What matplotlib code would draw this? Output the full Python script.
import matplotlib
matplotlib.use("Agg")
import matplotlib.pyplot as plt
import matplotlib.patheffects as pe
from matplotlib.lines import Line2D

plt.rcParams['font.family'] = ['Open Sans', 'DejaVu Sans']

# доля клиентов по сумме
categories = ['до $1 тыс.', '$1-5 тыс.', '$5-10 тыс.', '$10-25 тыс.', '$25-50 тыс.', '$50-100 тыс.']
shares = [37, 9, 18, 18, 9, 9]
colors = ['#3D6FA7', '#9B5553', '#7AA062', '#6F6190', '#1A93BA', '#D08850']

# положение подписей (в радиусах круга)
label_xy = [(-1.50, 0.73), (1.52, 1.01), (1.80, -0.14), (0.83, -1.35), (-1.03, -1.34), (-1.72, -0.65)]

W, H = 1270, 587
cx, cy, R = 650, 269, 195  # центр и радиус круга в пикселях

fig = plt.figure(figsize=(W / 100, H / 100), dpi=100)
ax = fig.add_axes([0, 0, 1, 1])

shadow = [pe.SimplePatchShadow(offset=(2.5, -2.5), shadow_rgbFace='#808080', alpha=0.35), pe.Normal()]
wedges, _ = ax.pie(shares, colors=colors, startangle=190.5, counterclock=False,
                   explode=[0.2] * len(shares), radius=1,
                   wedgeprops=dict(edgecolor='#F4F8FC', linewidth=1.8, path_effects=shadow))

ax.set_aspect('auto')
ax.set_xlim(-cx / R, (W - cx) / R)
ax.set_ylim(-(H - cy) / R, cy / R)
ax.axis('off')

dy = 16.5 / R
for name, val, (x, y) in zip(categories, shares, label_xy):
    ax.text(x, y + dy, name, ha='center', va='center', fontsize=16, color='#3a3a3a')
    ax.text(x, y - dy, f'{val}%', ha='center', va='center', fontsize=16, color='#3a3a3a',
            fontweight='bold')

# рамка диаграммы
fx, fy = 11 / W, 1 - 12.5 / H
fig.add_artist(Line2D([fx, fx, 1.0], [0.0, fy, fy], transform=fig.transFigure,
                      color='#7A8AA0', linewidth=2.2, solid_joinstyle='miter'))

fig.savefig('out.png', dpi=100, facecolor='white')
────────────────
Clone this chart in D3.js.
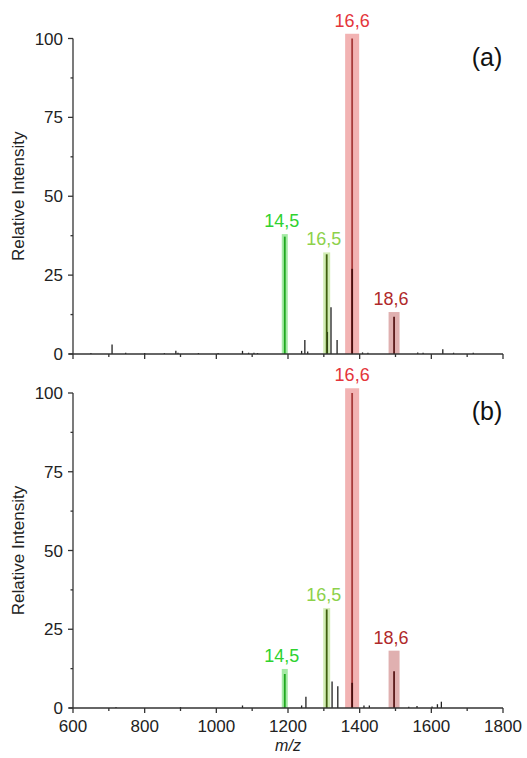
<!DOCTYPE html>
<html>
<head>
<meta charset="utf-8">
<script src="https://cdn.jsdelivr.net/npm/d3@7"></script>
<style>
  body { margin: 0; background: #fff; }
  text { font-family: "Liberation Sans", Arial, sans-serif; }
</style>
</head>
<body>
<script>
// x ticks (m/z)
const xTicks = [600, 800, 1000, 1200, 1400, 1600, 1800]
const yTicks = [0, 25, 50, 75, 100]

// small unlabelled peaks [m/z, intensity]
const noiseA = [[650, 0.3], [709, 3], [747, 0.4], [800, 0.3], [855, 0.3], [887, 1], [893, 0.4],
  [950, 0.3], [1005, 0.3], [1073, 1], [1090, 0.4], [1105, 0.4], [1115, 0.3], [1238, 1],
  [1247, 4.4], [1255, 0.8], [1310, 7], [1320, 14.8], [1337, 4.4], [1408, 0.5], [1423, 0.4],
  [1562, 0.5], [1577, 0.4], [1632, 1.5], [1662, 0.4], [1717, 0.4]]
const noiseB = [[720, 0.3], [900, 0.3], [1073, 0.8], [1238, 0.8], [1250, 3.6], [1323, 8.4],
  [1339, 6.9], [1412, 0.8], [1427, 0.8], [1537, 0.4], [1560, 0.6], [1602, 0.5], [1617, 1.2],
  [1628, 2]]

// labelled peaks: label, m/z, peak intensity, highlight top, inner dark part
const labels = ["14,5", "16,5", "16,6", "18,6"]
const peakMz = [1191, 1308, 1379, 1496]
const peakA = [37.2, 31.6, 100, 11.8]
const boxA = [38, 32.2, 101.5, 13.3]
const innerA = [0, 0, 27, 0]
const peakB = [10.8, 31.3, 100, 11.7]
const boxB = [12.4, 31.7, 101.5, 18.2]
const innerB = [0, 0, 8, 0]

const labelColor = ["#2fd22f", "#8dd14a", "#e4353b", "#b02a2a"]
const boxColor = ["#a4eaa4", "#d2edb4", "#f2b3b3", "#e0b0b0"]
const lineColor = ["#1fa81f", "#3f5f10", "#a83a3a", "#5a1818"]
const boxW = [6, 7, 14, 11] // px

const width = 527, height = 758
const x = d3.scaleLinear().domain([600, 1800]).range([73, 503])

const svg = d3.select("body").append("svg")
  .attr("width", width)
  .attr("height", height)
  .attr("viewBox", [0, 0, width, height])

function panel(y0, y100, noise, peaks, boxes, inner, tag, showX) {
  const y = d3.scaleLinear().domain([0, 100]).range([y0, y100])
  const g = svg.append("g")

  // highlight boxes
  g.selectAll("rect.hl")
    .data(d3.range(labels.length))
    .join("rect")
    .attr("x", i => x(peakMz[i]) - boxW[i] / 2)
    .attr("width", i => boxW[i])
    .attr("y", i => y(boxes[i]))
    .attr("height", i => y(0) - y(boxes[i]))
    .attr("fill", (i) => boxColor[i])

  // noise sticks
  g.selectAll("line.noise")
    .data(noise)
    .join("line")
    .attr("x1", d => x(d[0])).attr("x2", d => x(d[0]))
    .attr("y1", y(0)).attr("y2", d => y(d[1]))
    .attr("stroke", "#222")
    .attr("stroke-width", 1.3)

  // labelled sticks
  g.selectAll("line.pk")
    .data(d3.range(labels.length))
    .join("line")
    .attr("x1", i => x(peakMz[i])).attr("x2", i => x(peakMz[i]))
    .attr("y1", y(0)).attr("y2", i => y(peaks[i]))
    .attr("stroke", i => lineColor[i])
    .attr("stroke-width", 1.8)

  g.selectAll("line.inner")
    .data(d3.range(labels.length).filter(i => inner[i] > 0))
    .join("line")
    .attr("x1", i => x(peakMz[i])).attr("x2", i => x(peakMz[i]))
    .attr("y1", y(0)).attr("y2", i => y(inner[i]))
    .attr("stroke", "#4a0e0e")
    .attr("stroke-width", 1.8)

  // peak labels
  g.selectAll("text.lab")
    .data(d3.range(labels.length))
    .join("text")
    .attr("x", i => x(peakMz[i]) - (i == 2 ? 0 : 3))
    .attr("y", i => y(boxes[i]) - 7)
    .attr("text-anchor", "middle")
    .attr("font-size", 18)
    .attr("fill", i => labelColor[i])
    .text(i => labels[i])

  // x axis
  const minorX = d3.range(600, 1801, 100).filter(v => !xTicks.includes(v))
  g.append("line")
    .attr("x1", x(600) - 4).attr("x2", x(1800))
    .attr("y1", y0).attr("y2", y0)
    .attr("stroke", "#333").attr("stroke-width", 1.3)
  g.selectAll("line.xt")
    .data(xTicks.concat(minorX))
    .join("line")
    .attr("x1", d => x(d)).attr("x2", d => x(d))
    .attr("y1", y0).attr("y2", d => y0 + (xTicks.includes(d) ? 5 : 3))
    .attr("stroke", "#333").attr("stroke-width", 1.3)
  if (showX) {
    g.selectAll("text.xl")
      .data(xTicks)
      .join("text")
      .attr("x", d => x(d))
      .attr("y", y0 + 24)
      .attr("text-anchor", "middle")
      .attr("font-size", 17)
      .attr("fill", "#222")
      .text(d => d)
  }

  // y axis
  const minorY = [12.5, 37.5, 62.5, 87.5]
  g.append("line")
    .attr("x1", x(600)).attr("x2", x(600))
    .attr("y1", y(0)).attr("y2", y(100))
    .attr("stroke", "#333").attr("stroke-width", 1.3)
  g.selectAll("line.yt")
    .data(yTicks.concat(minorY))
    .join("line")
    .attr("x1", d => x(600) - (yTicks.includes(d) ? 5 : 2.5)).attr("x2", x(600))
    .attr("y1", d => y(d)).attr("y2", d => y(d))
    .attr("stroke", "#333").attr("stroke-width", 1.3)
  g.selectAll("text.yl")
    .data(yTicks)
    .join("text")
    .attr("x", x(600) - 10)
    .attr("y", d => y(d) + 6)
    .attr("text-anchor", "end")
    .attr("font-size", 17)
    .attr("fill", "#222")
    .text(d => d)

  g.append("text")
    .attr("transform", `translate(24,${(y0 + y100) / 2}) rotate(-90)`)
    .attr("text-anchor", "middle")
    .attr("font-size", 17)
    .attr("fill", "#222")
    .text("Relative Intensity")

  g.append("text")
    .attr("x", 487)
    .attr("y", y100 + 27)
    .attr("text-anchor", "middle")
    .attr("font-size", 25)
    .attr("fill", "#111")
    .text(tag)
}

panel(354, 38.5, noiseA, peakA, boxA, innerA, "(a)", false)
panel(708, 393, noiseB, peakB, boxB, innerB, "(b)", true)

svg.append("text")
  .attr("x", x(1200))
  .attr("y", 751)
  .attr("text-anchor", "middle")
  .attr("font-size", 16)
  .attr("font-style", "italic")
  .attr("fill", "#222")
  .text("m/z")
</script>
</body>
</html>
────────────────
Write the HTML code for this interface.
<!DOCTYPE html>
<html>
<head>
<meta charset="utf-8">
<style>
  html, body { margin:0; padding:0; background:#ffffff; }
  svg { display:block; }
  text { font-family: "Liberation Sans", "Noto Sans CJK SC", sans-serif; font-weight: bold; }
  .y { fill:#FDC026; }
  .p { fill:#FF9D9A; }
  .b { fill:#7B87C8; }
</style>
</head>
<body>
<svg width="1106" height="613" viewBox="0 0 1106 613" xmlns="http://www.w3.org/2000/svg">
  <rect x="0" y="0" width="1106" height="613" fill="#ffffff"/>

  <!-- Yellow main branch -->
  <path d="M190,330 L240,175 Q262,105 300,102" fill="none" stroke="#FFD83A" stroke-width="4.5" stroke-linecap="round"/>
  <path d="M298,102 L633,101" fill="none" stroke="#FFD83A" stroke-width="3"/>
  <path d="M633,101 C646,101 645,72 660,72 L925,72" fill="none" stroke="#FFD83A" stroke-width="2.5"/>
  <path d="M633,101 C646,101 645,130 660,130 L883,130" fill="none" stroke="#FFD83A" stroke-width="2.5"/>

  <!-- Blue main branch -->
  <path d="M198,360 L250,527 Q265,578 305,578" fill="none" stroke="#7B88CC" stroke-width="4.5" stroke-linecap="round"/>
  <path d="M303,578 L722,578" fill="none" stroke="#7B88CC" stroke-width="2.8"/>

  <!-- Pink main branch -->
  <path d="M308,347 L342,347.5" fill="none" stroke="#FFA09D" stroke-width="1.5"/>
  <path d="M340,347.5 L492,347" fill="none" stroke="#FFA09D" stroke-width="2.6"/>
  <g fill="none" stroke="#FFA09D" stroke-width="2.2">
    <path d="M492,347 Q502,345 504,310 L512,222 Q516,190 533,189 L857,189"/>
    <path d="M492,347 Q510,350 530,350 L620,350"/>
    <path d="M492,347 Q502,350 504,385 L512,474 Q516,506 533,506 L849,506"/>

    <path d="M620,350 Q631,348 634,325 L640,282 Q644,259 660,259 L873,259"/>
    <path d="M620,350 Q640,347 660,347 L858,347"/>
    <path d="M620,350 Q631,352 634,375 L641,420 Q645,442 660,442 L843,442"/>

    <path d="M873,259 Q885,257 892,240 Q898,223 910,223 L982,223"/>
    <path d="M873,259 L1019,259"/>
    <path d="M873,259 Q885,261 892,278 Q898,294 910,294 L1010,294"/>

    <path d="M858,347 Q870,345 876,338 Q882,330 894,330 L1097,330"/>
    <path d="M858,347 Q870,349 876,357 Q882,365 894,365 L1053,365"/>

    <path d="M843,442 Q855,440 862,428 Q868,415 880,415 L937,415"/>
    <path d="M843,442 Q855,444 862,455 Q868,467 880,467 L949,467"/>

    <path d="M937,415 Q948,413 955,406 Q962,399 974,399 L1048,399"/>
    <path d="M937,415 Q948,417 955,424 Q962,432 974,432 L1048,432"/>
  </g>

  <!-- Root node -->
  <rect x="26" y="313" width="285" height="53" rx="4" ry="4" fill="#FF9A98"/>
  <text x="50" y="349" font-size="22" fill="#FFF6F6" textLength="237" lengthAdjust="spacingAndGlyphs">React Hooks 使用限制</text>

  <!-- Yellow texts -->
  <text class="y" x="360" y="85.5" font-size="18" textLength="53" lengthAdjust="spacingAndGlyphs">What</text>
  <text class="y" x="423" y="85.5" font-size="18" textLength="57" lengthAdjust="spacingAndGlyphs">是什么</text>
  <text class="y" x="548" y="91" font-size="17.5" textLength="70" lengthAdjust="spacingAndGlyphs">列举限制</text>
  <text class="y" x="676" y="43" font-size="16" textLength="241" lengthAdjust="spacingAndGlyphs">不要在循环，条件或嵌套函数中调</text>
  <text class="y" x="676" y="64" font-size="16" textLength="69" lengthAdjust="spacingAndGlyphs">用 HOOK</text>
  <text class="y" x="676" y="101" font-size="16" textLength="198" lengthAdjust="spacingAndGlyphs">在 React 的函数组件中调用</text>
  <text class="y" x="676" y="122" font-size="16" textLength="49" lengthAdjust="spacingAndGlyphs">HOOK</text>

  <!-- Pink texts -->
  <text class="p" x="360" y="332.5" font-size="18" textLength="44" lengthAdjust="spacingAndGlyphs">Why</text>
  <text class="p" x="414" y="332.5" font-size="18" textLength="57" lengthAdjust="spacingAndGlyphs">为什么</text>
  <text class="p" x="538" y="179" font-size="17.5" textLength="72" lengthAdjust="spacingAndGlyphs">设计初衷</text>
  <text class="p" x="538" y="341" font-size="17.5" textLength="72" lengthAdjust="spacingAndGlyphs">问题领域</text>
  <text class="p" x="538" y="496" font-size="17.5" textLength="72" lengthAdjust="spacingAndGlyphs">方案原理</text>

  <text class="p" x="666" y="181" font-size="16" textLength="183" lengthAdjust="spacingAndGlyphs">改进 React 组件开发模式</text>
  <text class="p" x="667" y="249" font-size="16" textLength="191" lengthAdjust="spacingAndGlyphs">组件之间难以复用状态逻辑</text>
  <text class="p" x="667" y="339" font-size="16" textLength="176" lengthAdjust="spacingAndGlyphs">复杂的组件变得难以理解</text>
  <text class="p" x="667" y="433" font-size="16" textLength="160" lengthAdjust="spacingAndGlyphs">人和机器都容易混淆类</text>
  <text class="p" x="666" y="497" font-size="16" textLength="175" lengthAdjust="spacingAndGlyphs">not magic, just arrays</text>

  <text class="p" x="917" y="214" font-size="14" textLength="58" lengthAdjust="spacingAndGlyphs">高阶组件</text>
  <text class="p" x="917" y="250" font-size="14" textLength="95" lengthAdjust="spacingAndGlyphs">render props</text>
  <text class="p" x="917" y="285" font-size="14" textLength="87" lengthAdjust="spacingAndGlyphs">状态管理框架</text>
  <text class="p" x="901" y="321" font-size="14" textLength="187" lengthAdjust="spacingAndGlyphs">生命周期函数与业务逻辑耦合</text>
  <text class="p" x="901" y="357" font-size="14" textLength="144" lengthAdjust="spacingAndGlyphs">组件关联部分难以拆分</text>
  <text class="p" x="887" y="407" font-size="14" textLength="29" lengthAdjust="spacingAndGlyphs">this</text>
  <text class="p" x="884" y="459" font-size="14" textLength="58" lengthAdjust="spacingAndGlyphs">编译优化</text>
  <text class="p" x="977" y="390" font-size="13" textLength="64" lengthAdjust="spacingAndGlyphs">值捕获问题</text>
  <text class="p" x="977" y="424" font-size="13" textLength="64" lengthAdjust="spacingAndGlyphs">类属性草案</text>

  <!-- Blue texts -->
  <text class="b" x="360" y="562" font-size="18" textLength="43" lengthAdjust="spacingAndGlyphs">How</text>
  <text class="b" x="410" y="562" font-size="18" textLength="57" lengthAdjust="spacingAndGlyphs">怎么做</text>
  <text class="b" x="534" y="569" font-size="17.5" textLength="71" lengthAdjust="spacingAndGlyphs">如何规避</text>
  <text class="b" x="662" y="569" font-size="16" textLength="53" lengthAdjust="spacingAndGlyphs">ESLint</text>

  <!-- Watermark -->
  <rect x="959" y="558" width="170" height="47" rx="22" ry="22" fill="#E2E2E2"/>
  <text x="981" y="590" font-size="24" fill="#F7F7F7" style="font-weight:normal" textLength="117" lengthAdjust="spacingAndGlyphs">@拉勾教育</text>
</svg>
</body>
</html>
────────────────
# Your objective:
Which lines include "code"? Copy each of them out.

# Exercise response:
What matplotlib code would draw this? Output the full Python script.
Write the HTML code for this interface.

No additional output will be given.